Hi Team, Working on the complex query and need hel...
# general
r
Hi Team, Working on the complex query and need help in finding the best way to achieve it. The DB table has a time range based usage record. We have to create the time series usage. For Example: Sample Table: BEG_DT END_DT REGION 2020-01-01 2021-06-09 region_a 2020-06-29 2021-06-09 region_a 2020-01-01 2020-06-29 region_a 2020-01-01 2021-06-09 region_b 2020-01-01 2021-06-09 region_b 2020-01-01 2021-06-09 region_a 2020-01-01 2021-06-09 region_a 2020-07-08 2021-06-09 region_a 2020-01-01 2020-07-08 region_a 2021-05-10 2021-06-09 region_a 2020-01-01 2021-05-10 region_a 2020-01-01 2021-06-09 region_a ...... 2020-01-01 2021-06-09 region_a Result: Date: Active count: 2020-01-01 9000 2020-01-02 8940 ...... 2021-06-09 8067 What is the best way to write such query? Solution1: Do a join query. But it is will very resource intensive. Solution 2: Do application level processing and run select query in for loop for all the time series. Which solution is better 1 or 2? Or there is better way we can achieve this.
x
For 1, it means each 1 row will fan out to many rows depends on how many days between start/end dates. It can be achieved by adding a udf to convert the start/end date to a multi value dates within the range, then group by on the each individual value. For 2 you can loop start/end date then do group by query with predicate queryDate between startDate and endDate Cost perspective, 1 is definitely more cost effective, but requires some extra dev work. 2 is more costly as you need to compute the predicate for every date, but you can achieve it today in Pinot
r
@Xiang Fu: Thanks for the reply. Trying the first approach with UDF. When I use UDF in "Group by" query, it throws error. For simulating the issue, posting the similfied query.

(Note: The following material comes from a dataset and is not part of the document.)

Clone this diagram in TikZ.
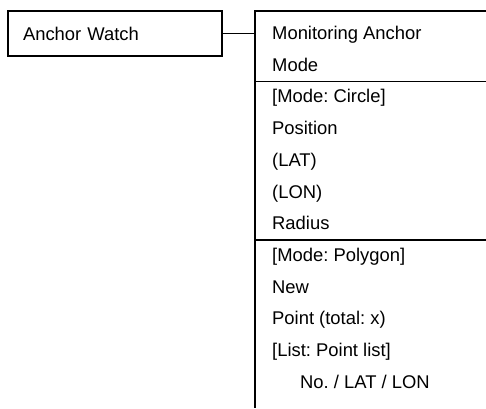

Query: SELECT groovy('{"returnType":"INT","isSingleValue":false}', 'def data = []; def c1 = 1 ;while ( c1 < 10 ) {data.add(c1);c1=c1+1} ;return data') as udf_output, count(*) FROM airlineStats group by udf_output ERROR: [ { "errorCode": 200, "message": "QueryExecutionError:\nProcessingException(errorCode:450, messageInternalError\njava.lang.NullPointerException\n\tat org.apache.pinot.core.operator.combine.GroupByOrderByCombineOperator.mergeResults(GroupByOrderByCombineOperator.java:236)\n\tat org.apache.pinot.core.operator.combine.BaseCombineOperator.getNextBlock(BaseCombineOperator.java:119)\n\tat org.apache.pinot.core.operator.combine.BaseCombineOperator.getNextBlock(BaseCombineOperator.java:50)" } ] Am I doing anything wrong? How can I make it work? Thanks in Advance.
x
I'm not familiar with groovy. Cc @Neha Pawar
r
@Xiang Fu: Do we have other options for writing UDF? In UDF scalar documentation, it's mentioned scalar supports only a single value output.
x
then it means groovy may not work, you need to write java code to add a new function
r
with Groovy I am getting multi-value output. only getting error when used with group by.
x
cc: @Jackie
is there null in your udf?
r
UDF doesn't have null. If you see the below query with UDF without Group by works fine. Query: SELECT groovy('{"returnType":"INT","isSingleValue":false}', '*def data = [1,2,3]; return data'*) as udf_output, * FROM airlineStats limit 1 Response: udf_output id 1,2,3 359 Query with Group by fails: SELECT groovy('{"returnType":"INT","isSingleValue":false}', '*def data = [1,2,3]; return data*') as udf_output, count(*) FROM airlineStats group by udf_output limit 1
x
hmm, your query works for me:
did you config:
Copy code
controller.disable.ingestion.groovy=false
pinot.broker.disable.query.groovy=false
r
I didn't.
x
can you config
controller.disable.ingestion.groovy=false
on controller and
pinot.broker.disable.query.groovy=false
on broker?
if you are using quickstart, you can put both lines in a file called quickstart.config, then add
-configFile quickstart.config
to the command line
r
Added "*controller.disable.ingestion.groovy=false"* and started controller "*bin/pinot-admin.sh StartController -configFileName config/pinot-controller.conf"* Added "*pinot.broker.disable.query.groovy=false"* and started broker "bin/pinot-admin.sh StartBroker -configFileName config/pinot-broker.conf" But still getting the same error. I am using Pinot 0.10.0.
x
Try newly released 0.11.0?
Do u have the logs?
For full stack trace
r
Thanks, @Xiang Fu! Works fine with 0.11.0. As the groovy script is vulnerable. Can we achieve UDF multi-value output with Scalar function?
x
Yes. You can do that
Just write a function and drop the jar should work